▶ [BRIEF]: Count every line that holds the string "this", and report the number alone.

▶ [SOURCE MATERIAL]:
** Start **
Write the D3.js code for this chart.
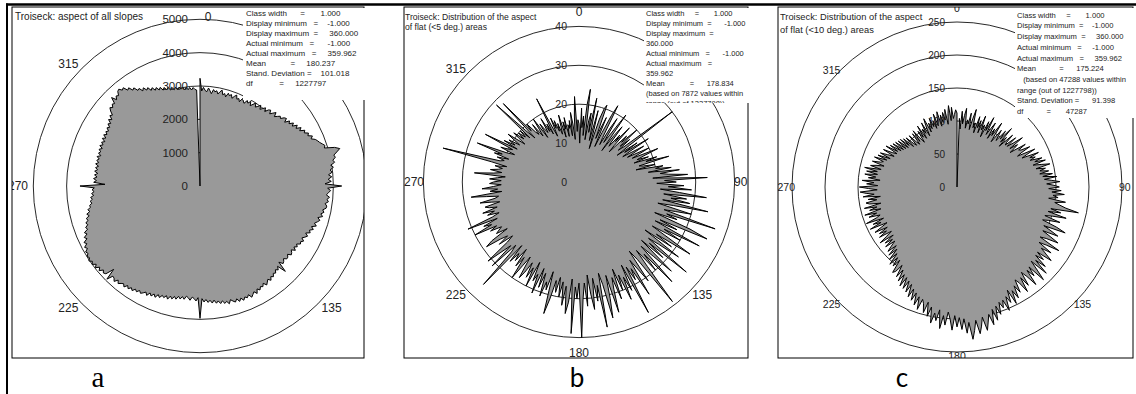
** End **
** Start **
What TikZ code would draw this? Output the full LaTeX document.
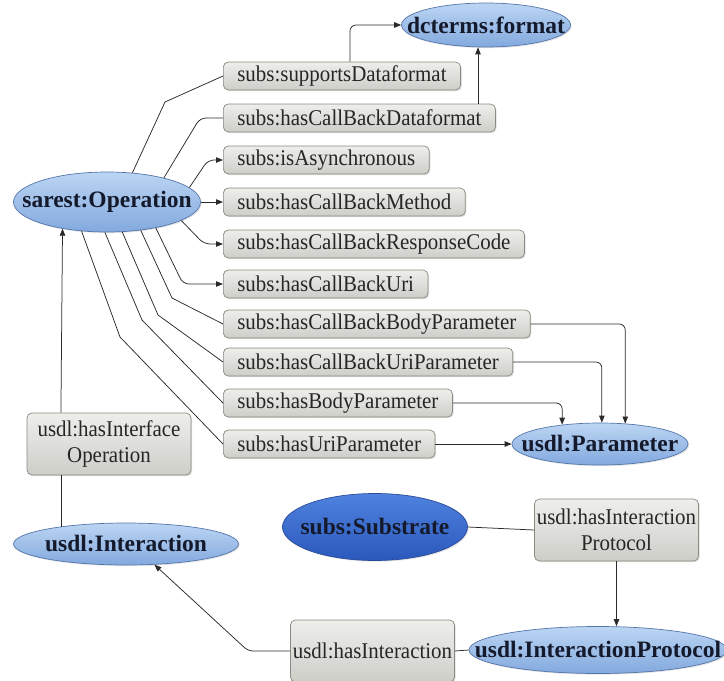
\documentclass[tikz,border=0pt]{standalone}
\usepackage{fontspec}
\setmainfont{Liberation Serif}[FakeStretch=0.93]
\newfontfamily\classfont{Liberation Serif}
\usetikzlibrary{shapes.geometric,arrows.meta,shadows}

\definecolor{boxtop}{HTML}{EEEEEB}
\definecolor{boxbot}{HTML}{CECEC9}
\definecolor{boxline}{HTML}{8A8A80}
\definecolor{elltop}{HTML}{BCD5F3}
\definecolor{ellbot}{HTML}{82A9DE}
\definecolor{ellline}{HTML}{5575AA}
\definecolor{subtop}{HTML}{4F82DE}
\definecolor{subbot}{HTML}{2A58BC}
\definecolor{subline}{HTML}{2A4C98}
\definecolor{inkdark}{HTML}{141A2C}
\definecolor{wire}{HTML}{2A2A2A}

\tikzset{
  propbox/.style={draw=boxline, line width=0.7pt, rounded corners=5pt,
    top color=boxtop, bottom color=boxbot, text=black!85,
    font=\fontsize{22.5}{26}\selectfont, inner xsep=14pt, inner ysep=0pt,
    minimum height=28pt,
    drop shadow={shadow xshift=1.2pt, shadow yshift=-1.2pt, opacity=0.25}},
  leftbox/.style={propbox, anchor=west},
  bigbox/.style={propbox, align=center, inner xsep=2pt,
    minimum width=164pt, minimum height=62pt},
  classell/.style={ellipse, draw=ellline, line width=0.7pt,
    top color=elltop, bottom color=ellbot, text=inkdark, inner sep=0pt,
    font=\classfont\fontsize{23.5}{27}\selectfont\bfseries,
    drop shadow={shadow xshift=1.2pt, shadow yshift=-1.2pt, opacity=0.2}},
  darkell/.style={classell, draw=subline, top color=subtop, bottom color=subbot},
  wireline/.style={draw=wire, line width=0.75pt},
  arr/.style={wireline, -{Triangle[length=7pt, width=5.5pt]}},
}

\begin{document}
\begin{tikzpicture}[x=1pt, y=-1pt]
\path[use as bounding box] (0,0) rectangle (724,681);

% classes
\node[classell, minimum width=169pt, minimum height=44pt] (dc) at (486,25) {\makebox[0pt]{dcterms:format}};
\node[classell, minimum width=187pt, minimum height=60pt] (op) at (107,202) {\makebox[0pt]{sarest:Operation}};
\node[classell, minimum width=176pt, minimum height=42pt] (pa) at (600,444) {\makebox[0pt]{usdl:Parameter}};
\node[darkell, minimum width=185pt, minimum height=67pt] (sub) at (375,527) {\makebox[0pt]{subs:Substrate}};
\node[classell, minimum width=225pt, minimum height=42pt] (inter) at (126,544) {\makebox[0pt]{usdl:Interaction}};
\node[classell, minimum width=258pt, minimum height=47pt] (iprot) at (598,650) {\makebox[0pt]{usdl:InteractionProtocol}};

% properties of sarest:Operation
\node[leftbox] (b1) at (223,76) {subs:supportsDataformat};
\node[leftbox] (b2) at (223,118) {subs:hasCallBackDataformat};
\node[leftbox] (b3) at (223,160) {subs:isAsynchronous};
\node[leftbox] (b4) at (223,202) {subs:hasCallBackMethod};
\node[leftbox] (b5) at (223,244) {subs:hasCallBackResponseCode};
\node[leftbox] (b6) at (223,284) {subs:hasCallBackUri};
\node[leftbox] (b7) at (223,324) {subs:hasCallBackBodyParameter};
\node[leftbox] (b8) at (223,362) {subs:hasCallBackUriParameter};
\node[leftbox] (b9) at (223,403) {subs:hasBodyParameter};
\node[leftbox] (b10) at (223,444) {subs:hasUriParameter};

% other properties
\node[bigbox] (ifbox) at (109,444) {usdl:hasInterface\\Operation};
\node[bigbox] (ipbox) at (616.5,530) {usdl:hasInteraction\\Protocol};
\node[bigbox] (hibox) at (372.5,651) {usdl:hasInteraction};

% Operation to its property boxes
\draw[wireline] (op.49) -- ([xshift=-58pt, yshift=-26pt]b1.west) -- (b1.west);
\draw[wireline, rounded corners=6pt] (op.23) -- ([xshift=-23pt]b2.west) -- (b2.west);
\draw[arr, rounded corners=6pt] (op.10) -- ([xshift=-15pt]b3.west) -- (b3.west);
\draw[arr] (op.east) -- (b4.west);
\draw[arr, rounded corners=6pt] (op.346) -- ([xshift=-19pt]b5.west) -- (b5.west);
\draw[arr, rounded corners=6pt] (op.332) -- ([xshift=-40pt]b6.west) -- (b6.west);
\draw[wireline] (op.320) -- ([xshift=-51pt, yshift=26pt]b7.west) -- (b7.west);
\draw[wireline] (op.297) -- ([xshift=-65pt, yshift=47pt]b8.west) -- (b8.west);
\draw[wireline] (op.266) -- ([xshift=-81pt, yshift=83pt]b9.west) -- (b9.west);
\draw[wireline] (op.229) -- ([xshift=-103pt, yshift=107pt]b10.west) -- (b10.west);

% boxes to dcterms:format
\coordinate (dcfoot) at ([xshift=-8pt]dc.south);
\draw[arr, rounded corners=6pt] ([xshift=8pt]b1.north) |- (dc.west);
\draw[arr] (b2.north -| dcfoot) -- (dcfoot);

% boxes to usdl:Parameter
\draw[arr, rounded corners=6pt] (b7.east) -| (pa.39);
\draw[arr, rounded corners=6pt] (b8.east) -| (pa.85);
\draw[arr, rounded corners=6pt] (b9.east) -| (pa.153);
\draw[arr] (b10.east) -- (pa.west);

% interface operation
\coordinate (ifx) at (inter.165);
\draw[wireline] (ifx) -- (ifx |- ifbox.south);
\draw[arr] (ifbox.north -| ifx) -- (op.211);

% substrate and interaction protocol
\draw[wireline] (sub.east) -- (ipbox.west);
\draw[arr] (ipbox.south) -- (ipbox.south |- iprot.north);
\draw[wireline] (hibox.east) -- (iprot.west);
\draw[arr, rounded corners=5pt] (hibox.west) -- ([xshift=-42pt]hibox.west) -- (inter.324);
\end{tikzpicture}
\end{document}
** End **
▶ [ANSWER IN FULL]: 2